**EXERCISE PROMPT:**
From the very first line of the data to the line containing "const periods = d3.range(1, 37);", retype everything exactly, leaving the pictures behind.

**DATASET SECTION:**
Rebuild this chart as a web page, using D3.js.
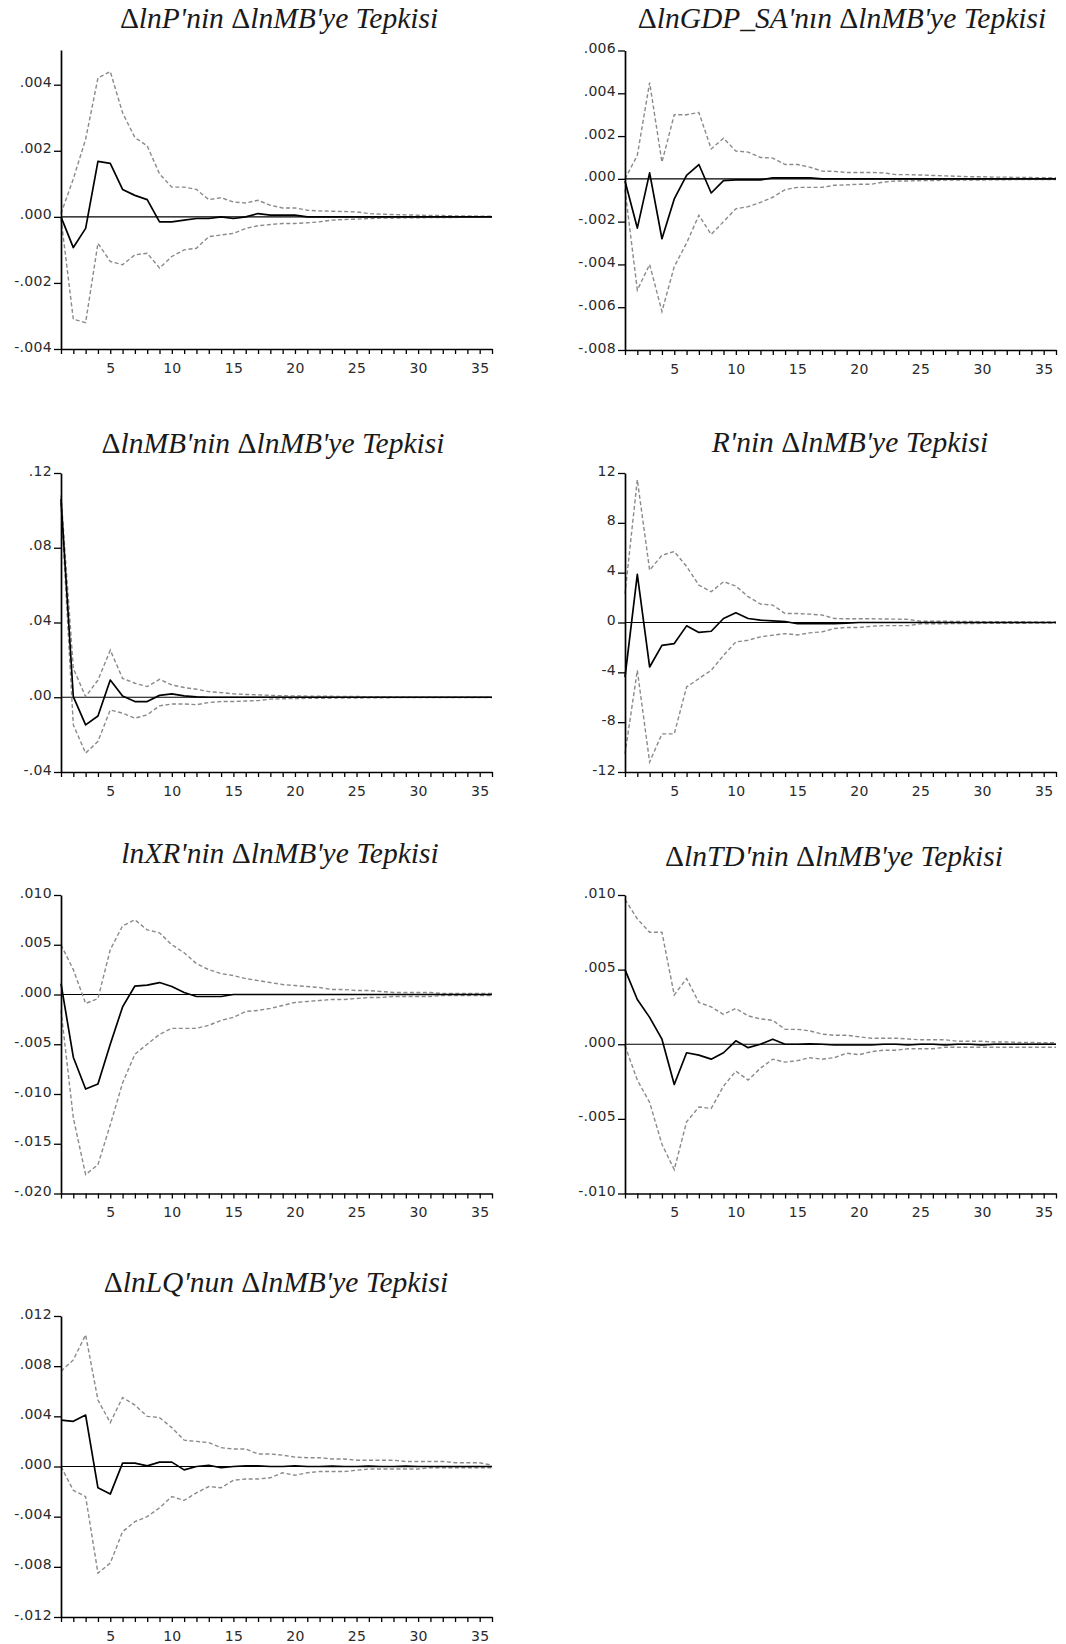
<!DOCTYPE html>
<html><head><meta charset="utf-8">
<script src="https://cdn.jsdelivr.net/npm/d3@7"></script>
<style>body{margin:0;background:#fff}</style></head><body>
<svg id="c" width="1066" height="1644"></svg>
<script>
const periods = d3.range(1, 37);

// Panel 1: ΔlnP
const respP = [0, -.00093, -.00035, .00168, .00162, .00083, .00065, .00052, -.00015, -.00015, -.0001, -.00005, -.00005, 0, -.00005, 0, .0001, .00005, .00005, .00005, 0, 0, 0, 0, 0, 0, 0, 0, 0, 0, 0, 0, 0, 0, 0, 0];
const upperP = [.0001, .00115, .00235, .0042, .0044, .00315, .0024, .00215, .0013, .0009, .0009, .00083, .00052, .00058, .00045, .00042, .0005, .00035, .00027, .00027, .0002, .00018, .00017, .00016, .00015, .0001, .00008, .00007, .00006, .00005, .00004, .00004, .00003, .00003, .00002, .00002];
const lowerP = [-.00005, -.0031, -.0032, -.0008, -.00135, -.00145, -.00115, -.0011, -.00155, -.0012, -.001, -.00095, -.0006, -.00055, -.0005, -.00035, -.00027, -.00023, -.0002, -.0002, -.00018, -.00015, -.0001, -.00008, -.00007, -.00005, -.00004, -.00004, -.00003, -.00003, -.00002, -.00002, -.00002, -.00001, -.00001, -.00001];
const ticksP = [-.004, -.002, 0, .002, .004];
const labelsP = ["-.004", "-.002", ".000", ".002", ".004"];

// Panel 2: ΔlnGDP_SA
const respGDP = [-.0001, -.0023, .00028, -.0028, -.00094, .00016, .00067, -.00066, -.00008, -.00005, -.00005, -.00005, .00005, .00005, .00005, .00005, 0, 0, 0, 0, 0, 0, 0, 0, 0, 0, 0, 0, 0, 0, 0, 0, 0, 0, 0, 0];
const upperGDP = [0, .0011, .0045, .00078, .003, .003, .0031, .0014, .0019, .0013, .00125, .001, .00097, .00067, .00067, .00055, .00036, .00035, .0003, .0003, .0003, .00028, .0002, .0002, .00018, .00016, .00014, .00012, .0001, .0001, .00008, .00008, .00006, .00006, .00005, .00005];
const lowerGDP = [-.0005, -.0052, -.004, -.0062, -.0041, -.003, -.0017, -.0026, -.002, -.0014, -.0013, -.0011, -.00086, -.0005, -.0004, -.0004, -.0004, -.0003, -.00028, -.00025, -.00025, -.00015, -.0001, -.0001, -.00008, -.00008, -.00006, -.00006, -.00005, -.00005, -.00004, -.00004, -.00003, -.00003, -.00003, -.00003];
const ticksGDP = [-.008, -.006, -.004, -.002, 0, .002, .004, .006];
const labelsGDP = ["-.008", "-.006", "-.004", "-.002", ".000", ".002", ".004", ".006"];

// Panel 3: ΔlnMB
const respMB = [.106, .0003, -.0148, -.01, .0092, .0007, -.0023, -.0023, .001, .0018, .0007, .0002, 0, 0, 0, 0, 0, 0, 0, 0, 0, 0, 0, 0, 0, 0, 0, 0, 0, 0, 0, 0, 0, 0, 0, 0];
const upperMB = [.108, .0155, .0003, .0092, .0252, .0101, .0075, .0057, .0096, .0066, .0052, .0043, .003, .0025, .0018, .0015, .0013, .001, .0008, .0007, .0006, .0005, .0005, .0004, .0004, .0003, .0003, .0002, .0002, .0001, .0001, .0001, .0001, .0001, .0001, .0001];
const lowerMB = [.104, -.0148, -.0299, -.0236, -.0068, -.0085, -.0112, -.0094, -.0046, -.0036, -.0036, -.004, -.0028, -.0023, -.0023, -.002, -.0018, -.001, -.0008, -.0007, -.0006, -.0005, -.0005, -.0004, -.0004, -.0003, -.0003, -.0002, -.0002, -.0001, -.0001, -.0001, -.0001, -.0001, -.0001, -.0001];
const ticksMB = [-.04, 0, .04, .08, .12];
const labelsMB = ["-.04", ".00", ".04", ".08", ".12"];

// Panel 4: R
const respR = [-4.38, 3.87, -3.57, -1.83, -1.69, -0.27, -0.8, -0.7, 0.32, 0.78, 0.32, 0.19, 0.13, 0.08, -0.1, -0.1, -0.1, -0.1, -0.05, 0, 0, 0, 0, 0, 0, 0, 0, 0, 0, 0, 0, 0, 0, 0, 0, 0];
const upperR = [2.3, 11.46, 4.2, 5.4, 5.7, 4.5, 3.0, 2.47, 3.27, 2.93, 2.07, 1.48, 1.4, 0.72, 0.72, 0.67, 0.6, 0.32, 0.3, 0.3, 0.3, 0.28, 0.27, 0.25, 0.1, 0.1, 0.1, 0.08, 0.08, 0.07, 0.07, 0.06, 0.06, 0.05, 0.05, 0.05];
const lowerR = [-10.55, -3.84, -11.2, -8.94, -8.94, -5.18, -4.5, -3.84, -2.63, -1.56, -1.42, -1.15, -1.02, -0.89, -1.0, -0.83, -0.75, -0.48, -0.4, -0.4, -0.3, -0.25, -0.25, -0.25, -0.1, -0.1, -0.1, -0.08, -0.08, -0.07, -0.07, -0.06, -0.06, -0.05, -0.05, -0.05];
const ticksR = [-12, -8, -4, 0, 4, 8, 12];
const labelsR = ["-12", "-8", "-4", "0", "4", "8", "12"];

// Panel 5: lnXR
const respXR = [.0011, -.0063, -.0095, -.009, -.005, -.00125, .00085, .00095, .0012, .0008, .0002, -.0002, -.0002, -.0002, 0, 0, 0, 0, 0, 0, 0, 0, 0, 0, 0, 0, 0, 0, 0, 0, 0, 0, 0, 0, 0, 0];
const upperXR = [.005, .0025, -.0009, -.0004, .0045, .0069, .0075, .0065, .0062, .005, .0042, .0031, .0025, .0021, .0019, .0016, .0014, .0012, .001, .0009, .0008, .0007, .0005, .0005, .0004, .0004, .0003, .0002, .0002, .0002, .0002, .0001, .0001, .0001, .0001, .0001];
const lowerXR = [-.0016, -.0124, -.0181, -.0171, -.0131, -.0089, -.006, -.005, -.004, -.0034, -.0034, -.0034, -.0031, -.0026, -.0023, -.0017, -.0016, -.0014, -.0011, -.0008, -.0007, -.0006, -.0005, -.0005, -.0004, -.0003, -.0003, -.0002, -.0002, -.0002, -.0002, -.0001, -.0001, -.0001, -.0001, -.0001];
const ticksXR = [-.02, -.015, -.01, -.005, 0, .005, .01];
const labelsXR = ["-.020", "-.015", "-.010", "-.005", ".000", ".005", ".010"];

// Panel 6: ΔlnTD
const respTD = [.005, .003, .0018, .00034, -.0027, -.00057, -.00073, -.001, -.00057, .00023, -.00023, 0, .00034, 0, 0, .00003, 0, -.00005, -.00005, -.00005, -.00005, 0, 0, -.00005, 0, 0, -.00005, 0, 0, -.00005, 0, 0, 0, 0, 0, 0];
const upperTD = [.0097, .0084, .0075, .0075, .0033, .0044, .0028, .0025, .002, .0024, .0019, .0017, .0016, .001, .001, .0009, .00068, .0006, .0006, .0005, .0004, .0004, .0004, .00035, .0003, .0003, .0003, .0002, .0002, .0002, .00015, .00015, .00012, .00012, .0001, .0001];
const lowerTD = [-.0001, -.0024, -.0039, -.0067, -.0084, -.0052, -.0042, -.0043, -.0028, -.0018, -.0024, -.0016, -.001, -.0012, -.0011, -.0009, -.001, -.0009, -.0006, -.0007, -.0005, -.0004, -.0004, -.0003, -.0003, -.0003, -.0002, -.0002, -.0002, -.0002, -.0002, -.0002, -.0002, -.0002, -.0002, -.0002];
const ticksTD = [-.01, -.005, 0, .005, .01];
const labelsTD = ["-.010", "-.005", ".000", ".005", ".010"];

// Panel 7: ΔlnLQ
const respLQ = [.0037, .0036, .0041, -.0017, -.0022, .00027, .00027, .00005, .00035, .00035, -.00027, 0, .0001, -.0001, 0, .00005, .00005, 0, 0, .00005, 0, 0, .00003, 0, 0, .00003, 0, 0, .00003, 0, 0, 0, 0, 0, 0, 0];
const upperLQ = [.0076, .0085, .0105, .0053, .0035, .0055, .0049, .004, .0039, .0031, .0021, .002, .0019, .0015, .0014, .0014, .001, .001, .0009, .00075, .0007, .0007, .0006, .0006, .0005, .0005, .0005, .0005, .0004, .0004, .0004, .0004, .0003, .0003, .0003, .0001];
const lowerLQ = [0, -.0019, -.0024, -.0085, -.0077, -.0052, -.0044, -.004, -.0033, -.0024, -.0027, -.0021, -.0016, -.0017, -.0011, -.001, -.001, -.0009, -.0005, -.0007, -.0005, -.0004, -.0004, -.0004, -.0003, -.0002, -.0002, -.0002, -.0002, -.0002, -.0001, -.0001, -.0001, -.0001, -.0001, -.0001];
const ticksLQ = [-.012, -.008, -.004, 0, .004, .008, .012];
const labelsLQ = ["-.012", "-.008", "-.004", ".000", ".004", ".008", ".012"];

const titles = [
  "ΔlnP'nin ΔlnMB'ye Tepkisi",
  "ΔlnGDP_SA'nın ΔlnMB'ye Tepkisi",
  "ΔlnMB'nin ΔlnMB'ye Tepkisi",
  "R'nin ΔlnMB'ye Tepkisi",
  "lnXR'nin ΔlnMB'ye Tepkisi",
  "ΔlnTD'nin ΔlnMB'ye Tepkisi",
  "ΔlnLQ'nun ΔlnMB'ye Tepkisi"
];

// layout (positions only)
const cols = [{x0: 61, x1: 492}, {x0: 625, x1: 1056}];
const panels = [
  {resp: respP, up: upperP, lo: lowerP, ticks: ticksP, labels: labelsP, dom: [-.004, .00505], col: 0, top: 50, bot: 349, tx: 279, ty: 28},
  {resp: respGDP, up: upperGDP, lo: lowerGDP, ticks: ticksGDP, labels: labelsGDP, dom: [-.008, .006], col: 1, top: 50.5, bot: 350, tx: 842, ty: 28},
  {resp: respMB, up: upperMB, lo: lowerMB, ticks: ticksMB, labels: labelsMB, dom: [-.04, .12], col: 0, top: 473, bot: 772, tx: 273, ty: 453},
  {resp: respR, up: upperR, lo: lowerR, ticks: ticksR, labels: labelsR, dom: [-12, 12], col: 1, top: 473, bot: 772, tx: 850, ty: 452},
  {resp: respXR, up: upperXR, lo: lowerXR, ticks: ticksXR, labels: labelsXR, dom: [-.02, .01], col: 0, top: 895, bot: 1193.5, tx: 280, ty: 863},
  {resp: respTD, up: upperTD, lo: lowerTD, ticks: ticksTD, labels: labelsTD, dom: [-.01, .01], col: 1, top: 895, bot: 1193.5, tx: 834, ty: 866},
  {resp: respLQ, up: upperLQ, lo: lowerLQ, ticks: ticksLQ, labels: labelsLQ, dom: [-.012, .012], col: 0, top: 1316, bot: 1617, tx: 276, ty: 1292}
];

const svg = d3.select("#c");
const labelFont = "'DejaVu Sans', Verdana, sans-serif";

panels.forEach((p, i) => {
  const c = cols[p.col];
  const x = d3.scaleLinear().domain([1, 36]).range([c.x0, c.x1]);
  const y = d3.scaleLinear().domain(p.dom).range([p.bot, p.top]);
  const g = svg.append("g");

  // title
  const t = g.append("text").attr("x", p.tx).attr("y", p.ty).attr("text-anchor", "middle")
    .attr("font-family", "'Liberation Serif', 'Times New Roman', serif").attr("font-size", 29.5)
    .attr("fill", "#1a1a1a");
  titles[i].split(/(Δ)/).filter(s => s.length).forEach(s => {
    t.append("tspan").text(s).attr("font-style", s === "Δ" ? "normal" : "italic");
  });

  // zero line
  g.append("line").attr("x1", x(1)).attr("x2", x(36)).attr("y1", y(0)).attr("y2", y(0))
    .attr("stroke", "#000").attr("stroke-width", 1.2);

  const line = d3.line().x((d, k) => x(periods[k])).y(d => y(d));
  g.append("path").datum(p.up).attr("d", line).attr("fill", "none")
    .attr("stroke", "#8a8a8a").attr("stroke-width", 1.4).attr("stroke-dasharray", "4,2.5");
  g.append("path").datum(p.lo).attr("d", line).attr("fill", "none")
    .attr("stroke", "#8a8a8a").attr("stroke-width", 1.4).attr("stroke-dasharray", "4,2.5");
  g.append("path").datum(p.resp).attr("d", line).attr("fill", "none")
    .attr("stroke", "#000").attr("stroke-width", 1.7).attr("stroke-linejoin", "round");

  // y axis
  const ya = g.append("g").attr("transform", `translate(${c.x0},0)`)
    .call(d3.axisLeft(y).tickValues(p.ticks).tickFormat((d, k) => p.labels[k]).tickSize(7).tickPadding(2).tickSizeOuter(0));
  // x axis
  const xa = g.append("g").attr("transform", `translate(0,${p.bot})`)
    .call(d3.axisBottom(x).tickValues(periods).tickFormat(d => d % 5 === 0 ? d : "").tickSize(5).tickPadding(9).tickSizeOuter(0));
  [ya, xa].forEach(a => {
    a.select(".domain").attr("stroke", "#000").attr("stroke-width", 1.7);
    a.selectAll(".tick line").attr("stroke", "#000").attr("stroke-width", 1.3);
    a.selectAll("text").attr("font-family", labelFont).attr("font-size", 14).attr("fill", "#2a2a2a").attr("letter-spacing", "0.3px");
  });
  ya.selectAll("text").attr("dy", "0.15em");
});
</script></body></html>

**CORRECT OUTPUT:**
Rebuild this chart as a web page, using D3.js.
<!DOCTYPE html>
<html><head><meta charset="utf-8">
<script src="https://cdn.jsdelivr.net/npm/d3@7"></script>
<style>body{margin:0;background:#fff}</style></head><body>
<svg id="c" width="1066" height="1644"></svg>
<script>
const periods = d3.range(1, 37);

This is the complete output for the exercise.